## Task requirements
Lift out each line of the data that holds "matplotlib".

## Information provided
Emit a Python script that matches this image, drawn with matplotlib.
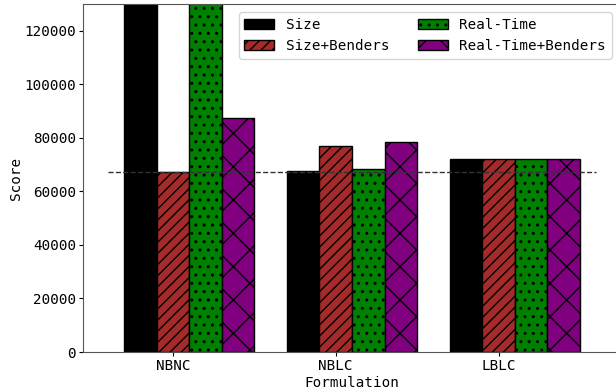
import numpy as np
import matplotlib.pyplot as plt

plt.rcParams['font.family'] = 'DejaVu Sans Mono'
plt.rcParams['font.size'] = 10.3
plt.rcParams['hatch.linewidth'] = 1.0

# scores per formulation
formulations = ['NBNC', 'NBLC', 'LBLC']
size = [150000, 67500, 72000]
size_benders = [67200, 76800, 72000]
real_time = [145000, 68200, 72000]
real_time_benders = [87300, 78400, 72000]
baseline = 67100

series = [
    ('Size', size, 'black', ''),
    ('Size+Benders', size_benders, 'brown', '///'),
    ('Real-Time', real_time, 'green', '..'),
    ('Real-Time+Benders', real_time_benders, 'purple', 'x'),
]

fig = plt.figure(figsize=(6.16, 3.92), dpi=100)
ax = fig.add_axes([83 / 616, 40 / 392, 538 / 616, 348 / 392])

x = np.arange(len(formulations))
width = 0.2
for i, (name, vals, color, hatch) in enumerate(series):
    ax.bar(x + (i - 1) * width, vals, width, color=color, hatch=hatch,
           edgecolor='black', linewidth=1, label=name)

ax.hlines(baseline, -0.4, 2.6, colors='#333333', linestyles='--', linewidth=1)

ax.set_xticks(x)
ax.set_xticklabels(formulations)
ax.set_ylim(0, 130000)
ax.set_xlim(-0.552, 2.752)
ax.tick_params(length=3, pad=2)
ax.set_xlabel('Formulation', labelpad=2)
ax.set_ylabel('Score', labelpad=1)
for sp in ax.spines.values():
    sp.set_color('#555555')

ax.legend(ncol=2, loc='upper right', bbox_to_anchor=(619 / 616, 1 - 5 / 392),
          bbox_transform=fig.transFigure, handlelength=2.1, columnspacing=2.0)

fig.savefig('out.png', dpi=100)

## Exercise result
Emit a Python script that matches this image, drawn with matplotlib.
import matplotlib.pyplot as plt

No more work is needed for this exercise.